• [Stored data]
****************
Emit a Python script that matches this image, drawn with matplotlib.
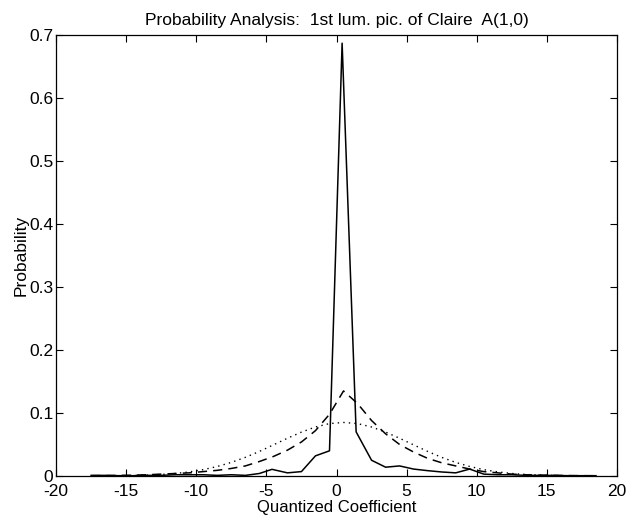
import matplotlib
matplotlib.use("Agg")
import matplotlib.pyplot as plt

plt.rcParams['font.family'] = ['Liberation Sans', 'DejaVu Sans']

# Solid: measured histogram
solid_x = [-17.5, -16.5, -15.5, -14.5, -13.5, -12.5, -11.5, -10.5, -9.5, -8.5,
           -7.5, -6.5, -5.5, -4.6, -3.5, -2.5, -1.5, -0.5, 0.4, 1.4, 2.5, 3.5,
           4.5, 5.5, 6.5, 7.5, 8.5, 9.5, 10.5, 11.5, 12.5, 13.5, 14.5, 15.5,
           16.5, 17.5, 18.5]
solid_y = [0.001, 0.001, 0.0005, 0.0005, 0.001, 0.001, 0.002, 0.002, 0.002, 0.001,
           0.002, 0.001, 0.004, 0.0106, 0.005, 0.007, 0.032, 0.040, 0.687, 0.070,
           0.025, 0.014, 0.016, 0.011, 0.0085, 0.0064, 0.005, 0.011, 0.003, 0.002,
           0.002, 0.001, 0.001, 0.001, 0.0005, 0.0005, 0.0005]

# Dashed: Laplacian-like model
dash_x = [-17.5, -16.5, -15.5, -14.5, -13.5, -12.5, -11.5, -10.5, -9.5, -8.5,
          -7.5, -6.5, -5.5, -4.5, -3.5, -2.5, -1.5, -0.5, 0.5, 1.5, 2.5, 3.5,
          4.5, 5.5, 6.5, 7.5, 8.5, 9.5, 10.5, 11.5, 12.5, 13.5, 14.5, 15.5,
          16.5, 17.5, 18.5]
dash_y = [0.0005, 0.0007, 0.001, 0.0013, 0.002, 0.003, 0.004, 0.005, 0.007, 0.009,
          0.012, 0.016, 0.023, 0.031, 0.041, 0.054, 0.072, 0.098, 0.135, 0.115,
          0.088, 0.067, 0.050, 0.038, 0.028, 0.021, 0.016, 0.011, 0.007, 0.005,
          0.003, 0.002, 0.0013, 0.001, 0.0007, 0.0005, 0.0004]

# Dotted: Gaussian-like model
dot_x = [-17.5, -16.5, -15.5, -14.5, -13.5, -12.5, -11.5, -10.5, -9.5, -8.5,
         -7.5, -6.5, -5.5, -4.5, -3.5, -2.5, -1.5, -0.5, 0.5, 1.5, 2.5, 3.5,
         4.5, 5.5, 6.5, 7.5, 8.5, 9.5, 10.5, 11.5, 12.5, 13.5, 14.5, 15.5,
         16.5, 17.5, 18.5]
dot_y = [0.0001, 0.0002, 0.0004, 0.0008, 0.0014, 0.0024, 0.0040, 0.0065, 0.0101, 0.0151,
         0.0216, 0.0296, 0.0390, 0.0494, 0.0599, 0.0697, 0.0778, 0.0832, 0.085, 0.0832,
         0.0778, 0.0697, 0.0599, 0.0494, 0.0390, 0.0296, 0.0216, 0.0151, 0.0101, 0.0065,
         0.0040, 0.0024, 0.0014, 0.0008, 0.0004, 0.0002, 0.0001]

x_ticks = [-20, -15, -10, -5, 0, 5, 10, 15, 20]
y_ticks = [0, 0.1, 0.2, 0.3, 0.4, 0.5, 0.6, 0.7]
y_labels = ['0', '0.1', '0.2', '0.3', '0.4', '0.5', '0.6', '0.7']

fig = plt.figure(figsize=(6.26, 5.2), dpi=100)
ax = fig.add_axes([0.0895, 0.0846, 0.8961, 0.8481])

ax.plot(solid_x, solid_y, color='black', linewidth=1.1, linestyle='-')
ax.plot(dash_x, dash_y, color='black', linewidth=1.1, linestyle=(0, (6, 4)))
ax.plot(dot_x, dot_y, color='black', linewidth=1.0, linestyle=(0, (1, 3)))

ax.set_xlim(-20, 20)
ax.set_ylim(0, 0.7)
ax.set_xticks(x_ticks)
ax.set_xticklabels([str(t) for t in x_ticks])
ax.set_yticks(y_ticks)
ax.set_yticklabels(y_labels)
ax.tick_params(direction='in', top=True, right=True, length=5, width=0.8,
               labelsize=12.5)
ax.tick_params(axis='x', pad=5.5)
ax.tick_params(axis='y', pad=2)
for s in ax.spines.values():
    s.set_linewidth(0.9)

ax.set_title('Probability Analysis:  1st lum. pic. of Claire  A(1,0)', fontsize=12.5, pad=7)
ax.set_xlabel('Quantized Coefficient', fontsize=12, labelpad=1)
ax.set_ylabel('Probability', fontsize=12.5, labelpad=0)

fig.savefig('out.png', dpi=100)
****************
• [Task prompt] Your task is to repeat the material above exactly, without its pictures.

• [Answer to this exercise]
Emit a Python script that matches this image, drawn with matplotlib.
import matplotlib
matplotlib.use("Agg")
import matplotlib.pyplot as plt

plt.rcParams['font.family'] = ['Liberation Sans', 'DejaVu Sans']

# Solid: measured histogram
solid_x = [-17.5, -16.5, -15.5, -14.5, -13.5, -12.5, -11.5, -10.5, -9.5, -8.5,
           -7.5, -6.5, -5.5, -4.6, -3.5, -2.5, -1.5, -0.5, 0.4, 1.4, 2.5, 3.5,
           4.5, 5.5, 6.5, 7.5, 8.5, 9.5, 10.5, 11.5, 12.5, 13.5, 14.5, 15.5,
           16.5, 17.5, 18.5]
solid_y = [0.001, 0.001, 0.0005, 0.0005, 0.001, 0.001, 0.002, 0.002, 0.002, 0.001,
           0.002, 0.001, 0.004, 0.0106, 0.005, 0.007, 0.032, 0.040, 0.687, 0.070,
           0.025, 0.014, 0.016, 0.011, 0.0085, 0.0064, 0.005, 0.011, 0.003, 0.002,
           0.002, 0.001, 0.001, 0.001, 0.0005, 0.0005, 0.0005]

# Dashed: Laplacian-like model
dash_x = [-17.5, -16.5, -15.5, -14.5, -13.5, -12.5, -11.5, -10.5, -9.5, -8.5,
          -7.5, -6.5, -5.5, -4.5, -3.5, -2.5, -1.5, -0.5, 0.5, 1.5, 2.5, 3.5,
          4.5, 5.5, 6.5, 7.5, 8.5, 9.5, 10.5, 11.5, 12.5, 13.5, 14.5, 15.5,
          16.5, 17.5, 18.5]
dash_y = [0.0005, 0.0007, 0.001, 0.0013, 0.002, 0.003, 0.004, 0.005, 0.007, 0.009,
          0.012, 0.016, 0.023, 0.031, 0.041, 0.054, 0.072, 0.098, 0.135, 0.115,
          0.088, 0.067, 0.050, 0.038, 0.028, 0.021, 0.016, 0.011, 0.007, 0.005,
          0.003, 0.002, 0.0013, 0.001, 0.0007, 0.0005, 0.0004]

# Dotted: Gaussian-like model
dot_x = [-17.5, -16.5, -15.5, -14.5, -13.5, -12.5, -11.5, -10.5, -9.5, -8.5,
         -7.5, -6.5, -5.5, -4.5, -3.5, -2.5, -1.5, -0.5, 0.5, 1.5, 2.5, 3.5,
         4.5, 5.5, 6.5, 7.5, 8.5, 9.5, 10.5, 11.5, 12.5, 13.5, 14.5, 15.5,
         16.5, 17.5, 18.5]
dot_y = [0.0001, 0.0002, 0.0004, 0.0008, 0.0014, 0.0024, 0.0040, 0.0065, 0.0101, 0.0151,
         0.0216, 0.0296, 0.0390, 0.0494, 0.0599, 0.0697, 0.0778, 0.0832, 0.085, 0.0832,
         0.0778, 0.0697, 0.0599, 0.0494, 0.0390, 0.0296, 0.0216, 0.0151, 0.0101, 0.0065,
         0.0040, 0.0024, 0.0014, 0.0008, 0.0004, 0.0002, 0.0001]

x_ticks = [-20, -15, -10, -5, 0, 5, 10, 15, 20]
y_ticks = [0, 0.1, 0.2, 0.3, 0.4, 0.5, 0.6, 0.7]
y_labels = ['0', '0.1', '0.2', '0.3', '0.4', '0.5', '0.6', '0.7']

fig = plt.figure(figsize=(6.26, 5.2), dpi=100)
ax = fig.add_axes([0.0895, 0.0846, 0.8961, 0.8481])

ax.plot(solid_x, solid_y, color='black', linewidth=1.1, linestyle='-')
ax.plot(dash_x, dash_y, color='black', linewidth=1.1, linestyle=(0, (6, 4)))
ax.plot(dot_x, dot_y, color='black', linewidth=1.0, linestyle=(0, (1, 3)))

ax.set_xlim(-20, 20)
ax.set_ylim(0, 0.7)
ax.set_xticks(x_ticks)
ax.set_xticklabels([str(t) for t in x_ticks])
ax.set_yticks(y_ticks)
ax.set_yticklabels(y_labels)
ax.tick_params(direction='in', top=True, right=True, length=5, width=0.8,
               labelsize=12.5)
ax.tick_params(axis='x', pad=5.5)
ax.tick_params(axis='y', pad=2)
for s in ax.spines.values():
    s.set_linewidth(0.9)

ax.set_title('Probability Analysis:  1st lum. pic. of Claire  A(1,0)', fontsize=12.5, pad=7)
ax.set_xlabel('Quantized Coefficient', fontsize=12, labelpad=1)
ax.set_ylabel('Probability', fontsize=12.5, labelpad=0)

fig.savefig('out.png', dpi=100)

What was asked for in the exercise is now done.